**Supplied records**
--- START ---
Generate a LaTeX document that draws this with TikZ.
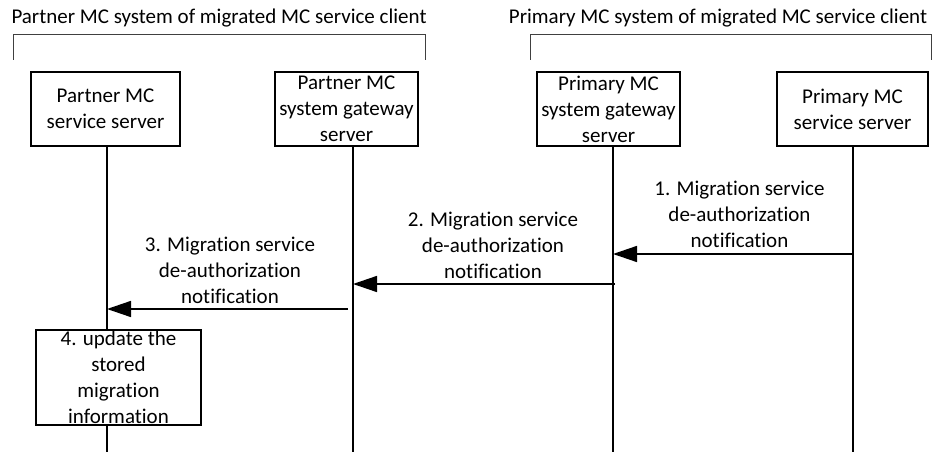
\documentclass[tikz,border=0pt]{standalone}
\usepackage{fontspec}
\setmainfont{Carlito}[Ligatures=CommonOff]
\usetikzlibrary{arrows.meta}

\tikzset{
  entity/.style={draw,line width=1.5pt,inner sep=0pt,align=center,minimum height=74pt},
  lifeline/.style={line width=1.5pt},
  msg/.style={line width=1.5pt,-{Triangle[length=24pt,width=16pt]}},
  msglabel/.style={align=center,inner sep=0pt},
  bracket/.style={line width=1pt,black!75}
}

\begin{document}
\begin{tikzpicture}[x=1pt,y=-1pt,font=\fontsize{21}{26}\selectfont]
\useasboundingbox (0,0) rectangle (942,452);
\node (partnerTitle) at (219,18) {Partner MC system of migrated MC service client};
\node (primaryTitle) at (718,18) {Primary MC system of migrated MC service client};
\draw[bracket] (13,60) -- (13,35) -- (425,35) -- (425,60);
\draw[bracket] (530,60) -- (530,35) -- (931,35) -- (931,60);
\node[entity,minimum width=149pt] (pss) at (105.5,109) {Partner MC\\service server};
\node[entity,minimum width=143pt] (pgw) at (346.5,109) {Partner MC\\system gateway\\server};
\node[entity,minimum width=143pt] (prgw) at (608.5,109) {Primary MC\\system gateway\\server};
\node[entity,minimum width=151pt] (prss) at (852.5,109) {Primary MC\\service server};
\coordinate (pssEnd) at (107,452);
\coordinate (pgwEnd) at (353,452);
\coordinate (prgwEnd) at (613,452);
\coordinate (prssEnd) at (853,452);
\draw[lifeline] (pssEnd |- pss.south) -- (pssEnd);
\draw[lifeline] (pgwEnd |- pgw.south) -- (pgwEnd);
\draw[lifeline] (prgwEnd |- prgw.south) -- (prgwEnd);
\draw[lifeline] (prssEnd |- prss.south) -- (prssEnd);
\node[entity,fill=white,minimum width=165pt,minimum height=95pt] (update) at (118.5,377.5) {4. update the\\stored\\migration\\information};
\coordinate (m1from) at (853,254);
\coordinate (m1to) at (613,254);
\coordinate (m2from) at (615,284);
\coordinate (m2to) at (353,284);
\coordinate (m3from) at (348,309);
\coordinate (m3to) at (107,309);
\draw[msg] (m1from) -- (m1to);
\draw[msg] (m2from) -- (m2to);
\draw[msg] (m3from) -- (m3to);
\node[msglabel] (m1label) at (739.5,214) {1. Migration service\\de-authorization\\notification};
\node[msglabel] (m2label) at (493,245) {2. Migration service\\de-authorization\\notification};
\node[msglabel] (m3label) at (230,270) {3. Migration service\\de-authorization\\notification};
\end{tikzpicture}
\end{document}
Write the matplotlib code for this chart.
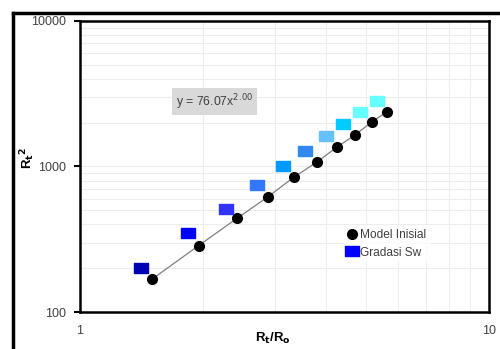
import matplotlib
matplotlib.use("Agg")
import matplotlib.pyplot as plt
from matplotlib.lines import Line2D
from matplotlib.ticker import LogLocator, NullFormatter, FixedLocator

plt.rcParams['font.family'] = ['Liberation Sans', 'DejaVu Sans']

# Data
x_model = [1.50, 1.95, 2.42, 2.88, 3.34, 3.80, 4.25, 4.70, 5.17, 5.63]
y_model = [168, 286, 440, 618, 848, 1075, 1360, 1645, 2020, 2380]

x_sw = [1.41, 1.84, 2.27, 2.71, 3.14, 3.55, 3.99, 4.40, 4.84, 5.32]
y_sw = [201, 349, 511, 746, 1007, 1278, 1622, 1961, 2372, 2819]
sw_colors = ['#0000B4', '#0000FF', '#3333FF', '#3377FF', '#0099FF',
             '#3388EE', '#66C2FF', '#00CCFF', '#66FFFF', '#66FFFF']

y_ticks = [100, 1000, 10000]
y_ticklabels = ['100', '1000', '10000']
x_ticks = [1, 10]
x_ticklabels = ['1', '10']
equation = r'y = 76.07x$^{2.00}$'

fig = plt.figure(figsize=(5.0, 3.49), dpi=100)
ax = fig.add_axes([0.16, 0.106, 0.818, 0.834])
ax.set_xscale('log')
ax.set_yscale('log')
ax.set_xlim(1, 10)
ax.set_ylim(100, 10000)

# grid
ax.xaxis.set_minor_locator(LogLocator(base=10, subs=range(2, 10)))
ax.yaxis.set_minor_locator(LogLocator(base=10, subs=range(2, 10)))
ax.xaxis.set_minor_formatter(NullFormatter())
ax.yaxis.set_minor_formatter(NullFormatter())
ax.grid(True, which='both', color='#EDEDED', lw=0.8)
ax.set_axisbelow(True)
ax.tick_params(which='minor', length=0)

ax.yaxis.set_major_locator(FixedLocator(y_ticks))
ax.set_yticklabels(y_ticklabels)
ax.xaxis.set_major_locator(FixedLocator(x_ticks))
ax.set_xticklabels(x_ticklabels)
ax.tick_params(which='major', direction='out', length=4, width=1.5,
               labelsize=9, colors='black', labelcolor='#404040', pad=6)
ax.tick_params(axis='x', which='major', length=0, pad=9)

for s in ax.spines.values():
    s.set_color('black')
    s.set_linewidth(1.8)

# trend line + model points
ax.plot(x_model, y_model, color='#7F7F7F', lw=0.9, zorder=2)
ax.plot(x_model, y_model, 'o', color='black', ms=7, zorder=3,
        linestyle='none')

rect = [(-1, -0.78), (1, -0.78), (1, 0.78), (-1, 0.78), (-1, -0.78)]
for xi, yi, c in zip(x_sw, y_sw, sw_colors):
    ax.plot([xi], [yi], marker=rect, color=c, ms=10, linestyle='none',
            zorder=3)

# equation label
ax.text(0.235, 0.722, equation, transform=ax.transAxes, fontsize=8.8,
        color='#404040', va='center', ha='left',
        bbox=dict(boxstyle='square,pad=0.3', fc='#D9D9D9', ec='none'))

# legend
handles = [Line2D([], [], marker='o', color='black', ms=7, linestyle='none'),
           Line2D([], [], marker=rect, color='#0000FF', ms=10, linestyle='none')]
leg = ax.legend(handles, ['Model Inisial', 'Gradasi Sw'],
                loc='center left', bbox_to_anchor=(0.63, 0.234),
                frameon=True, fontsize=8.6, handlelength=0.8,
                handletextpad=0.3, labelspacing=0.45, borderpad=0.3)
leg.get_frame().set_facecolor('white')
leg.get_frame().set_edgecolor('none')
for t in leg.get_texts():
    t.set_color('#404040')

# axis labels
fig.text(0.055, 0.548, r'R$_\mathbf{t}$$^\mathbf{2}$', rotation=90,
         fontsize=9.5, fontweight='bold', ha='center', va='center')
fig.text(0.545, 0.03, r'R$_\mathbf{t}$/R$_\mathbf{o}$', fontsize=9.5,
         fontweight='bold', ha='center', va='center')

# outer frame
fig.add_artist(Line2D([0.026, 1.0], [1 - 13 / 349, 1 - 13 / 349],
                      transform=fig.transFigure, color='black', lw=2.5))
fig.add_artist(Line2D([0.026, 0.026], [0.0, 1 - 13 / 349],
                      transform=fig.transFigure, color='black', lw=2.5))

fig.savefig('out.png', dpi=100)
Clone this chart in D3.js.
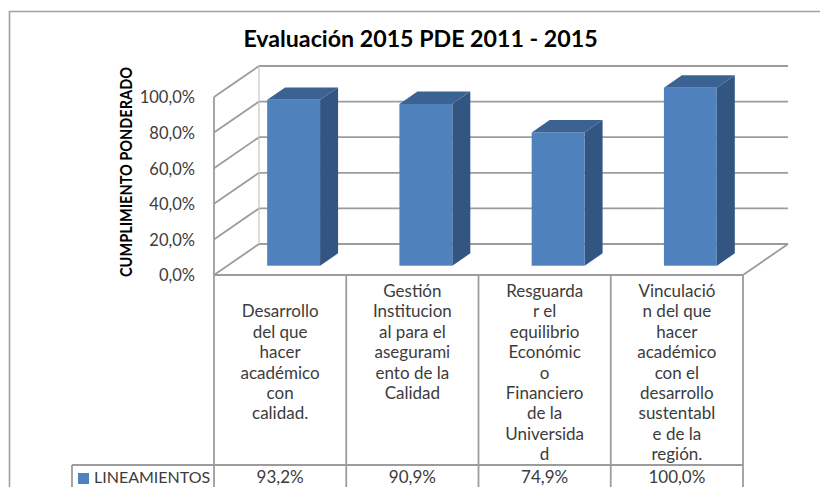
<!DOCTYPE html>
<html><head><meta charset="utf-8">
<script src="https://cdnjs.cloudflare.com/ajax/libs/d3/7.8.5/d3.min.js"></script>
<style>html,body{margin:0;padding:0;background:#fff}svg{display:block;font-family:Lato,"Open Sans",sans-serif}</style>
</head><body><svg id="c" width="820" height="487"></svg>
<script>
const chartTitle = "Evaluación 2015 PDE 2011 - 2015";
const yAxisTitle = "CUMPLIMIENTO PONDERADO";
const seriesName = "LINEAMIENTOS";
const categories = ["Desarrollo","Gestión","Resguardar","Vinculación"];
const categoryLines = [
  ["Desarrollo","del que","hacer","académico","con","calidad."],
  ["Gestión","Institucion","al para el","asegurami","ento de la","Calidad"],
  ["Resguarda","r el","equilibrio","Económic","o","Financiero","de la","Universida","d"],
  ["Vinculació","n del que","hacer","académico","con el","desarrollo","sustentabl","e de la","región."]
];
const labelStartLine = [1,0,0,0];
const values = [0.932,0.909,0.749,1.0];
const valueLabels = ["93,2%","90,9%","74,9%","100,0%"];
const yTicks = [0,0.2,0.4,0.6,0.8,1.0];

const svg = d3.select("#c");
const grid = "#9c9c9c", txt = "#3c3c3c";
const left=214, right=743, base=275, top_=97, dx=45, dy=-31, rowY=465, legendX=72, bottom=487;
const x = d3.scaleBand().domain(categories).range([left,right]);
const y = d3.scaleLinear().domain([0,1]).range([base,top_]);
const barW = x.bandwidth()*0.4;
const barX = c => x(c)+x.bandwidth()*0.3;
const frontD = 0.3, backD = 0.7;
const line = (a,b,c,d,w=1.8,col=grid)=>svg.append("line").attr("x1",a).attr("y1",b).attr("x2",c).attr("y2",d).attr("stroke",col).attr("stroke-width",w);

// frame
svg.append("path").attr("d",`M9.5,${bottom}V11.5H820`).attr("fill","none").attr("stroke","#a0a0a0").attr("stroke-width",1.6);

// title
svg.append("text").attr("x",420.5).attr("y",47).attr("text-anchor","middle").attr("font-size",23.2).attr("font-weight",700).attr("fill","#000").text(chartTitle);

// walls
yTicks.forEach(t=>{
  line(left,y(t),left+dx,y(t)+dy);
  line(left+dx,y(t)+dy,right+dx,y(t)+dy);
});
line(left,y(0),left,y(1));
line(left+dx,y(0)+dy,left+dx,y(1)+dy,1.2,"#c4c4c4");
line(right,y(0),right+dx,y(0)+dy);

// y axis labels
const yAxis = d3.axisLeft(y).tickValues(yTicks).tickSize(0).tickPadding(19)
  .tickFormat(d=>d3.format(".1f")(d*100).replace(".",",")+"%");
const ga = svg.append("g").attr("transform",`translate(${left},0.6)`).call(yAxis);
ga.select(".domain").remove();
ga.selectAll("text").attr("font-size",16.5).attr("fill",txt).attr("font-family","Lato,sans-serif");

// y title
svg.append("text").attr("transform","translate(131.5,172) rotate(-90)").attr("text-anchor","middle")
  .attr("font-size",17).attr("font-weight",700).attr("fill","#000")
  .attr("textLength",210).attr("lengthAdjust","spacingAndGlyphs").text(yAxisTitle);

// bars
const sx = dx*frontD, sy = dy*frontD, dX = dx*(backD-frontD), dY = dy*(backD-frontD);
categories.forEach((c,i)=>{
  const X=barX(c)+sx, Y=y(values[i])+sy, B=y(0)+sy, W=barW;
  svg.append("path").attr("fill","#335582").attr("d",`M${X+W},${Y}L${X+W+dX},${Y+dY}V${B+dY}L${X+W},${B}Z`);
  svg.append("path").attr("fill","#3b6292").attr("d",`M${X},${Y}L${X+dX},${Y+dY}H${X+W+dX}L${X+W},${Y}Z`);
  svg.append("rect").attr("x",X).attr("y",Y).attr("width",W).attr("height",B-Y).attr("fill","#4f81bd");
});

// table
line(left,base,right,base);
line(legendX,rowY,right,rowY);
line(legendX,rowY,legendX,bottom);
categories.concat(["end"]).forEach((c,i)=>{
  const xx = c==="end"?right:x(c);
  line(xx,base,xx,bottom);
});
categories.forEach((c,i)=>{
  const cx=x(c)+x.bandwidth()/2;
  categoryLines[i].forEach((t,j)=>{
    svg.append("text").attr("x",cx).attr("y",297+(j+labelStartLine[i])*20.4).attr("text-anchor","middle")
      .attr("font-size",17).attr("fill",txt).text(t);
  });
  svg.append("text").attr("x",cx).attr("y",483).attr("text-anchor","middle").attr("font-size",17).attr("fill",txt).text(valueLabels[i]);
});
svg.append("rect").attr("x",78).attr("y",473).attr("width",11).attr("height",11).attr("fill","#4f81bd");
svg.append("text").attr("x",94).attr("y",483).attr("font-size",16).attr("fill",txt).text(seriesName);
</script></body></html>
--- END ---
**Requirements**
Take out nothing but the lines from the one containing "Write the matplotlib code for this chart." to the one containing "ax.set_ylim(100, 10000)", inclusive, retyped exactly. Drop the pictures.

**Exercise output**
Write the matplotlib code for this chart.
import matplotlib
matplotlib.use("Agg")
import matplotlib.pyplot as plt
from matplotlib.lines import Line2D
from matplotlib.ticker import LogLocator, NullFormatter, FixedLocator

plt.rcParams['font.family'] = ['Liberation Sans', 'DejaVu Sans']

# Data
x_model = [1.50, 1.95, 2.42, 2.88, 3.34, 3.80, 4.25, 4.70, 5.17, 5.63]
y_model = [168, 286, 440, 618, 848, 1075, 1360, 1645, 2020, 2380]

x_sw = [1.41, 1.84, 2.27, 2.71, 3.14, 3.55, 3.99, 4.40, 4.84, 5.32]
y_sw = [201, 349, 511, 746, 1007, 1278, 1622, 1961, 2372, 2819]
sw_colors = ['#0000B4', '#0000FF', '#3333FF', '#3377FF', '#0099FF',
             '#3388EE', '#66C2FF', '#00CCFF', '#66FFFF', '#66FFFF']

y_ticks = [100, 1000, 10000]
y_ticklabels = ['100', '1000', '10000']
x_ticks = [1, 10]
x_ticklabels = ['1', '10']
equation = r'y = 76.07x$^{2.00}$'

fig = plt.figure(figsize=(5.0, 3.49), dpi=100)
ax = fig.add_axes([0.16, 0.106, 0.818, 0.834])
ax.set_xscale('log')
ax.set_yscale('log')
ax.set_xlim(1, 10)
ax.set_ylim(100, 10000)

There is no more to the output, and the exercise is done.